• Set exercise: Where the word "this" occurs in a line, return that line.

(Source code of charts)
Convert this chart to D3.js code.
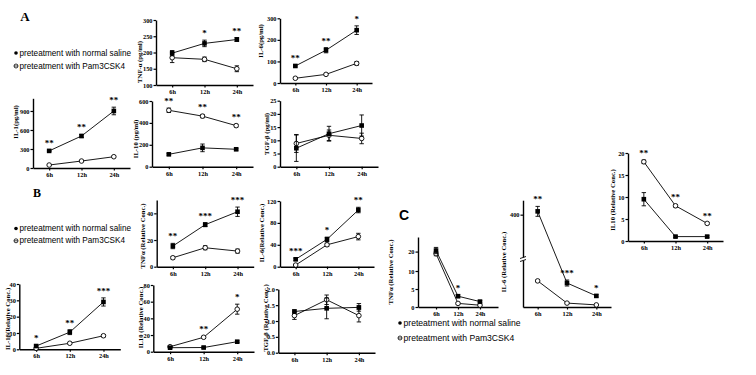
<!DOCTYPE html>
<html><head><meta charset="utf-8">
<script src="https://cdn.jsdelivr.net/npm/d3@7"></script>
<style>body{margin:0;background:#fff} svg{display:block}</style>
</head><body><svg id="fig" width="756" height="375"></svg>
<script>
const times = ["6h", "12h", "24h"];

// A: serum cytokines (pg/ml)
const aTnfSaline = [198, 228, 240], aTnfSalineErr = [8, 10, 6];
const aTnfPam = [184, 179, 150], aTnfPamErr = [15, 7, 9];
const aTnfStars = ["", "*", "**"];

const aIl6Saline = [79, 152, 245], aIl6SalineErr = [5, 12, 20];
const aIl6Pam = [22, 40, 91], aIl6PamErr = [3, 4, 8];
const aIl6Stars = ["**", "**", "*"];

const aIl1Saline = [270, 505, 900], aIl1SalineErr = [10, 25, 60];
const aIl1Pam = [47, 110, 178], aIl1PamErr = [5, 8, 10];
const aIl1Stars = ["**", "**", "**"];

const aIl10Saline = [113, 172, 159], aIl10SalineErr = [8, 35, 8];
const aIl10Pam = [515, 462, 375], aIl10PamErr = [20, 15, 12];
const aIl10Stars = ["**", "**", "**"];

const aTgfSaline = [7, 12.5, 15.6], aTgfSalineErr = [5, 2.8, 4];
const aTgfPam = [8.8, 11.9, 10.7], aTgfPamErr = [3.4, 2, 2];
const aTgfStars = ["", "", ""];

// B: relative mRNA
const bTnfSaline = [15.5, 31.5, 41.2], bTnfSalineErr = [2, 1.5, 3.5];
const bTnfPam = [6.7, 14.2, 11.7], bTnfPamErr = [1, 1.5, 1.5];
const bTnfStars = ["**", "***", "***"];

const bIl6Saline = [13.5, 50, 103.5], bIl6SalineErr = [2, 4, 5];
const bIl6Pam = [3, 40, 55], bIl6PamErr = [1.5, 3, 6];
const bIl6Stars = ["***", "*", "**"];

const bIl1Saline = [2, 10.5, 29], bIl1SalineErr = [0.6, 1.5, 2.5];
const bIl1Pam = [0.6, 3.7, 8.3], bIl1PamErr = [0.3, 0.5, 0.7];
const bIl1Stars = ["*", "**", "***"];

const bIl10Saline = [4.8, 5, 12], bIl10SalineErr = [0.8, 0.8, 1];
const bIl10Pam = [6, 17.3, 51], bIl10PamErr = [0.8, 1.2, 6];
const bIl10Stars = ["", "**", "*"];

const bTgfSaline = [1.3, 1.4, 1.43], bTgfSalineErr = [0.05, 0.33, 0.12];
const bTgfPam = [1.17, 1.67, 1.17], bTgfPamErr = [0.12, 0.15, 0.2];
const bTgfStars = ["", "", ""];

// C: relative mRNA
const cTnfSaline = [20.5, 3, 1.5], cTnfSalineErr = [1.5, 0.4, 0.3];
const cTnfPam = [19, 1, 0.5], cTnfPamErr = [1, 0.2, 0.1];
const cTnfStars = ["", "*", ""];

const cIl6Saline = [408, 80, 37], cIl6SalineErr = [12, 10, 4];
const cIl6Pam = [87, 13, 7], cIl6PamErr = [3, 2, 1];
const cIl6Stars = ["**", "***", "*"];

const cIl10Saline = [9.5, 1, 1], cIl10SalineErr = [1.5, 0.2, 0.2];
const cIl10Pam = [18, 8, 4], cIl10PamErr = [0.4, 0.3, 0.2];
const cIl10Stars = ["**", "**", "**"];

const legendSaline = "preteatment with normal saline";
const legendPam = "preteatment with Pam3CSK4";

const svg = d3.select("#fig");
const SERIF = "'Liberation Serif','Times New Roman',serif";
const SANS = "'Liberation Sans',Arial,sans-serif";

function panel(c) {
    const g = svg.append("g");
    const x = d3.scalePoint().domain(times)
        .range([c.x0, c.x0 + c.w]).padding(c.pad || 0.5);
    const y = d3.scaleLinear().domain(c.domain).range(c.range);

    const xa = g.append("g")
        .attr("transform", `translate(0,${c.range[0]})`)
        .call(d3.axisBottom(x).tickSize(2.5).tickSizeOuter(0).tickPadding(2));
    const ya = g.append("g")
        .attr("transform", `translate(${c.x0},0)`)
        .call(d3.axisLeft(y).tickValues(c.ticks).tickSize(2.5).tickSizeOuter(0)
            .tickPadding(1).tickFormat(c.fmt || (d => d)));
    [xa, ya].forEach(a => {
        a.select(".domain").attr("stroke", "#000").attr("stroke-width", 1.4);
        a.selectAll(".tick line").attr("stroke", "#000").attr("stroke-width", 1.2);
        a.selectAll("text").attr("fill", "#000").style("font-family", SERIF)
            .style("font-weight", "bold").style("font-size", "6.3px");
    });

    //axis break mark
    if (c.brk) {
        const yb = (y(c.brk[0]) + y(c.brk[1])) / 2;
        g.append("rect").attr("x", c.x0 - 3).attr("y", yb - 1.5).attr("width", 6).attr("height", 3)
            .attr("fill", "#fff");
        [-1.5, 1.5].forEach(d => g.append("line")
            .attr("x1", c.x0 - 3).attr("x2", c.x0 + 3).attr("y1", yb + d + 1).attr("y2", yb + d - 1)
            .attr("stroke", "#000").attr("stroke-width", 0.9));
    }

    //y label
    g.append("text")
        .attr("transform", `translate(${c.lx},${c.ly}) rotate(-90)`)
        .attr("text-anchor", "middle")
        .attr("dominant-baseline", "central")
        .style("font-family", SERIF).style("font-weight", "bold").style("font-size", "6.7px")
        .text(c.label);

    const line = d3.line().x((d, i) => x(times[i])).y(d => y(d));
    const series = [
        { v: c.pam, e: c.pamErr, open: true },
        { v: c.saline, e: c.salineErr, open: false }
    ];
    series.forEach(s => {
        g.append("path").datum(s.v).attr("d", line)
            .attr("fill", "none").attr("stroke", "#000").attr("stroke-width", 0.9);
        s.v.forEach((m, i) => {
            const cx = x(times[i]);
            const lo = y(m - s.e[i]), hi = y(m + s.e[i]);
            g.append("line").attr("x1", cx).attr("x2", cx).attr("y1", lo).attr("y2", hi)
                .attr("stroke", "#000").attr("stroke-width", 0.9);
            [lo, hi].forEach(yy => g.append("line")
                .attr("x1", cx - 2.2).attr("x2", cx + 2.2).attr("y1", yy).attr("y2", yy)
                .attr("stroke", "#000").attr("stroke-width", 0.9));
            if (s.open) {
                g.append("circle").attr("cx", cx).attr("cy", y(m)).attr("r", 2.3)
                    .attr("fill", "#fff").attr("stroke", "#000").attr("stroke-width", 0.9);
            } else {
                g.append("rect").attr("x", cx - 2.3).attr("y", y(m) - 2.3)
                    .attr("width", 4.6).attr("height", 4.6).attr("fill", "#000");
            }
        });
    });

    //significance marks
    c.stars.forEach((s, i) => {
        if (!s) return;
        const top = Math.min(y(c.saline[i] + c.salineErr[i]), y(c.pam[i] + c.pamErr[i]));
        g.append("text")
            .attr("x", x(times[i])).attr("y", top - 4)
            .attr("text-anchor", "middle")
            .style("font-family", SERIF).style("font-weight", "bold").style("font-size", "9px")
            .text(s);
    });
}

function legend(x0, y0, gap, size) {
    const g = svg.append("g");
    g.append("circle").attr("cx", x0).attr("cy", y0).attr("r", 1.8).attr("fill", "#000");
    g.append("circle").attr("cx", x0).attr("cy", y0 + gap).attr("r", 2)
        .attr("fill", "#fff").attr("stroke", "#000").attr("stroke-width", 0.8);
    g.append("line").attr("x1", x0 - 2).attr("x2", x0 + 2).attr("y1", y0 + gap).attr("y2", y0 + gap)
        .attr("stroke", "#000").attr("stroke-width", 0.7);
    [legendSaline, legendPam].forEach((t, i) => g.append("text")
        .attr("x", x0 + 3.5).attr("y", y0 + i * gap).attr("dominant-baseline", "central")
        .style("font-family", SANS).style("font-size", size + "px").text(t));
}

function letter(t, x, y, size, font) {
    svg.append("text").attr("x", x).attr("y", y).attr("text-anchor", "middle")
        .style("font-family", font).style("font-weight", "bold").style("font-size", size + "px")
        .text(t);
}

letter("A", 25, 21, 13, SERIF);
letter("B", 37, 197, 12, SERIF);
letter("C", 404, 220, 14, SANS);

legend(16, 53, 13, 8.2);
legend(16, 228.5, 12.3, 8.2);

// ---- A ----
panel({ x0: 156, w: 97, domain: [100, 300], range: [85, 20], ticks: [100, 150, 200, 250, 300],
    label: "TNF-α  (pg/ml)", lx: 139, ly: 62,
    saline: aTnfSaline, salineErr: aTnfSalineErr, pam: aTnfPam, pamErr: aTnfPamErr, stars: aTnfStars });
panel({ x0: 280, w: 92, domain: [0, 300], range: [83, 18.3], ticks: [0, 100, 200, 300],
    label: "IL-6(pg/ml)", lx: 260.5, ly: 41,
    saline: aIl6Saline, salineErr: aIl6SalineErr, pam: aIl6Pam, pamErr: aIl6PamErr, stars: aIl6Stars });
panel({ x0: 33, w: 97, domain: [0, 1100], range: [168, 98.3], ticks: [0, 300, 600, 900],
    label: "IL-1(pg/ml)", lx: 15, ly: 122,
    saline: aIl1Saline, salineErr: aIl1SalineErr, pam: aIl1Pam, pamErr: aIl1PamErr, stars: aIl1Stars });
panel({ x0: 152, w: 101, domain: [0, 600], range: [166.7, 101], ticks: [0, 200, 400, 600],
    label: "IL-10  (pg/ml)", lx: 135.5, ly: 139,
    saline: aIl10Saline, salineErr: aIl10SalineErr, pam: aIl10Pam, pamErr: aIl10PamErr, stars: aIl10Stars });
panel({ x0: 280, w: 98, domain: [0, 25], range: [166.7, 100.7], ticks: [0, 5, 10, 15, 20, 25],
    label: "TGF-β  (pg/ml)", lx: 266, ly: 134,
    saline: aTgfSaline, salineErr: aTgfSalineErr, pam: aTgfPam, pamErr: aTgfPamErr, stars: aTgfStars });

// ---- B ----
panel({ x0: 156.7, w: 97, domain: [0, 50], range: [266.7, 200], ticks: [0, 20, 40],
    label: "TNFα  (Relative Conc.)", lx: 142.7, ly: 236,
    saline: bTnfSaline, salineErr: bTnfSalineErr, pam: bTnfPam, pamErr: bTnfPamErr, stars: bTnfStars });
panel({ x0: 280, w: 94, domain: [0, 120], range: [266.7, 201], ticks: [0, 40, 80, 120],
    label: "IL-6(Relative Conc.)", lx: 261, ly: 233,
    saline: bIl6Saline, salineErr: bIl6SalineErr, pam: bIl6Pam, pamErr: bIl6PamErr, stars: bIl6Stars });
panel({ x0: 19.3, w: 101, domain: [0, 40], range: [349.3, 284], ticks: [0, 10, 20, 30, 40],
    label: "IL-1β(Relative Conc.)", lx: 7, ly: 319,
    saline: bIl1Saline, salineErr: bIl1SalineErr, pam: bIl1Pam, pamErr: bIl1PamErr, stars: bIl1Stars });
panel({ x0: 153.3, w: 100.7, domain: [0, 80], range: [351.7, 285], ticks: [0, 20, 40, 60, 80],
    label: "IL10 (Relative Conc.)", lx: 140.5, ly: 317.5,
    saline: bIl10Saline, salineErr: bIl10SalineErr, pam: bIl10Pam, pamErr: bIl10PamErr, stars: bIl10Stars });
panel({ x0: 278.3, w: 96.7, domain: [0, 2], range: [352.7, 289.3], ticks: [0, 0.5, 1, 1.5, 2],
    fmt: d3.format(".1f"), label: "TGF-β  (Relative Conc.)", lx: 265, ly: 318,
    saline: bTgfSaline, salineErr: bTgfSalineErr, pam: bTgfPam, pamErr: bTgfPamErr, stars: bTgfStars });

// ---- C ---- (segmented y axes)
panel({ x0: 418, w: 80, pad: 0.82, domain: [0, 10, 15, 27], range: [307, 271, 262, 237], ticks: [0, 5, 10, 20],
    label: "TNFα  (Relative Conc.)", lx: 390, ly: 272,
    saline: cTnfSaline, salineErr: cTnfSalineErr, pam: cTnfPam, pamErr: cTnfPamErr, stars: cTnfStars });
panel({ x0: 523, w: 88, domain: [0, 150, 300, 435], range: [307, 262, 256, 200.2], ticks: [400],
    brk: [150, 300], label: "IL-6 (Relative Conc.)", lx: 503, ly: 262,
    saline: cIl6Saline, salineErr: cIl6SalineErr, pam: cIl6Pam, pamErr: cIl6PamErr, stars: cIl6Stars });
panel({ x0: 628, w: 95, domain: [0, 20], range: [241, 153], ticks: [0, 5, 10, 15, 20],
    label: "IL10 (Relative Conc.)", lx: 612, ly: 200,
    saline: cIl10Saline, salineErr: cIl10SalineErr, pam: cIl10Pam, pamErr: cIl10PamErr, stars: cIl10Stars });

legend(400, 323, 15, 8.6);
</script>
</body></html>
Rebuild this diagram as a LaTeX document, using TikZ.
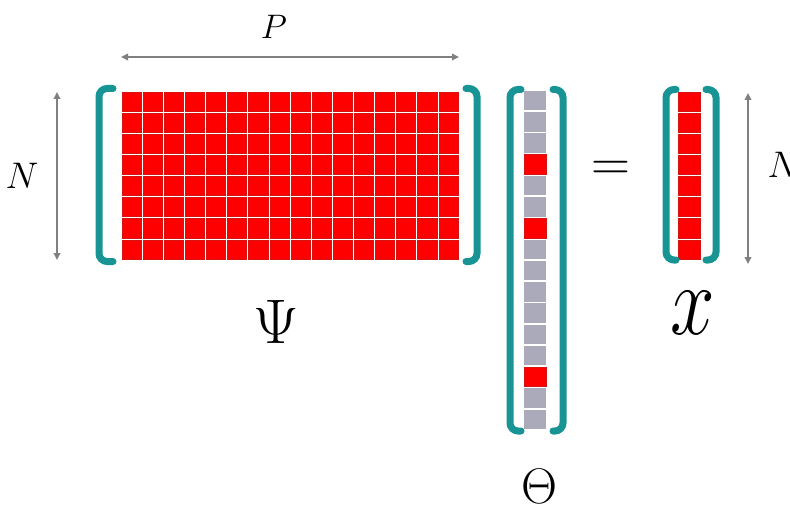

• Exercise answer:
Convert this chart to D3.js code.
Rebuild this diagram as a LaTeX document, using TikZ.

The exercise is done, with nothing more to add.